Trade-off 1: relay dependency
Your sessions depend on the availability of the relay infrastructure. If the relay is down, you can’t connect. VPNs have the same failure mode (a VPN concentrator outage), but the behavior is more visible with browser access because there’s no local “cached” session.
Mitigation: run relays in multiple regions, build a break-glass path (an operator-key-based fallback) for true emergencies, and treat relay uptime with the same rigor as any critical infrastructure.
Trade-off 2: browser attack surface
The browser is powerful — and attackable. Malicious extensions, XSS, and clipboard hijacking are all credible threats inside a session.
Mitigation: strict CSP, short session TTLs, managed-browser policies for sensitive workloads, and never allowing browser extensions to run on the session origin.
Trade-off 3: bandwidth and latency
Every frame of a remote desktop session pays a round-trip. On good paths this is invisible. On constrained paths (4G, conference wifi), it matters.

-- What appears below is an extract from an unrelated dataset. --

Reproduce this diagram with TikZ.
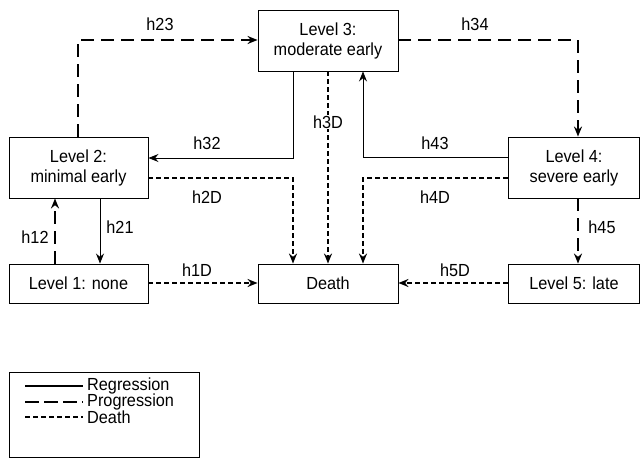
\documentclass[tikz,border=0pt]{standalone}
\usepackage{fontspec}
\setmainfont[FakeStretch=0.93]{Liberation Sans}
\usetikzlibrary{arrows.meta}
\begin{document}
\begin{tikzpicture}[x=1pt,y=-1pt,
  every node/.style={font=\fontsize{17.5}{20}\selectfont},
  box/.style={draw, line width=0.9pt, inner sep=0pt, align=center},
  reg/.style={line width=0.9pt, -{Stealth[length=10pt,width=8pt]}},
  prog/.style={line width=1.7pt, dash pattern=on 13pt off 7pt, -{Stealth[length=10pt,width=8pt]}},
  dth/.style={line width=1.7pt, dash pattern=on 5pt off 3pt, -{Stealth[length=10pt,width=8pt]}},
  lbl/.style={inner sep=1pt},
]
\useasboundingbox (0,0) rectangle (641,460);
\node[box, minimum width=140pt, minimum height=61pt] (L3) at (328,40.5) {Level 3:\\moderate early};
\node[box, minimum width=139pt, minimum height=61pt] (L2) at (78.5,167.5) {Level 2:\\minimal early};
\node[box, minimum width=131pt, minimum height=61pt] (L4) at (574,167.5) {Level 4:\\severe early};
\node[box, minimum width=139pt, minimum height=39pt] (L1) at (78.5,283.5) {Level 1: none};
\node[box, minimum width=140pt, minimum height=39pt] (D) at (328,283.5) {Death};
\node[box, minimum width=131pt, minimum height=39pt] (L5) at (574,283.5) {Level 5: late};

% progression
\draw[prog] (L2.north -| 78,0) -- (78,40) -- (L3.west |- 0,40);
\node[lbl] (h23) at (160,24) {h23};
\draw[prog] (L3.east |- 0,40) -- (578,40) -- (L4.north -| 578,0);
\node[lbl] (h34) at (475,24) {h34};
\draw[prog] (L1.north -| 55,0) -- (L2.south -| 55,0);
\node[lbl] (h12) at (35,237) {h12};
\draw[prog] (L4.south -| 578,0) -- (L5.north -| 578,0);
\node[lbl] (h45) at (602,227) {h45};

% regression
\draw[reg] (L3.south -| 293,0) -- (293,158) -- (L2.east |- 0,158);
\node[lbl] (h32) at (207,143) {h32};
\draw[reg] (L4.west |- 0,157) -- (363,157) -- (L3.south -| 363,0);
\node[lbl] (h43) at (435,143) {h43};
\draw[reg] (L2.south -| 100,0) -- (L1.north -| 100,0);
\node[lbl] (h21) at (120,227) {h21};

% death
\draw[dth] (L3.south -| 328,0) -- (D.north -| 328,0);
\node[lbl, fill=white] (h3D) at (328,122) {h3D};
\draw[dth] (L2.east |- 0,178) -- (293,178) -- (D.north -| 293,0);
\node[lbl] (h2D) at (207,197) {h2D};
\draw[dth] (L4.west |- 0,178) -- (363,178) -- (D.north -| 363,0);
\node[lbl] (h4D) at (435,197) {h4D};
\draw[dth] (L1.east |- 0,283) -- (D.west |- 0,283);
\node[lbl] (h1D) at (197,270) {h1D};
\draw[dth] (L5.west |- 0,283) -- (D.east |- 0,283);
\node[lbl] (h5D) at (455,270) {h5D};

% legend
\node[draw, line width=0.9pt, minimum width=190pt, minimum height=85pt, inner sep=0pt] (leg) at (104,415) {};
\coordinate (a1) at (25,386); \coordinate (b1) at (83,386);
\coordinate (a2) at (25,402); \coordinate (b2) at (83,402);
\coordinate (a3) at (25,417); \coordinate (b3) at (83,417);
\draw[line width=1.2pt] (a1) -- (b1);
\draw[line width=1.7pt, dash pattern=on 14pt off 5pt] (a2) -- (b2);
\draw[line width=1.7pt, dash pattern=on 5pt off 3pt] (a3) -- (b3);
\node[anchor=west, inner sep=0pt] (t1) at (87,386) {Regression};
\node[anchor=west, inner sep=0pt] (t2) at (87,402) {Progression};
\node[anchor=west, inner sep=0pt] (t3) at (87,417) {Death};
\end{tikzpicture}
\end{document}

Mitigation: adaptive codecs, bandwidth-aware quality settings, and for the truly constrained cases, falling back to terminal-only sessions that are orders of magnitude lighter.
Trade-off 4: audit data volume
Keystroke and screen capture audit logs are large. Storing them for compliance windows (often 1-7 years) gets expensive.
Mitigation: structured-metadata-only logging for low-risk sessions, full capture only for privileged sessions, and tiered storage (hot → warm → glacier) for long retention.
Trade-off 5: developer ergonomics
Seasoned operators have 15 years of ~/.ssh/config, ~/.bashrc, and terminal emulator preferences baked in. Browser sessions don’t honor any of that.
Mitigation: ship a standard operator tmux config and dotfiles layer that runs at session start, and accept that for deep-focus workflows, some operators will always want their native terminal.
The net
Browser-based access is strictly better on key management, audit, and deployment velocity — and has real, non-trivial trade-offs on latency, browser security, and operator ergonomics. None of the trade-offs are deal-breakers; all of them need conscious design.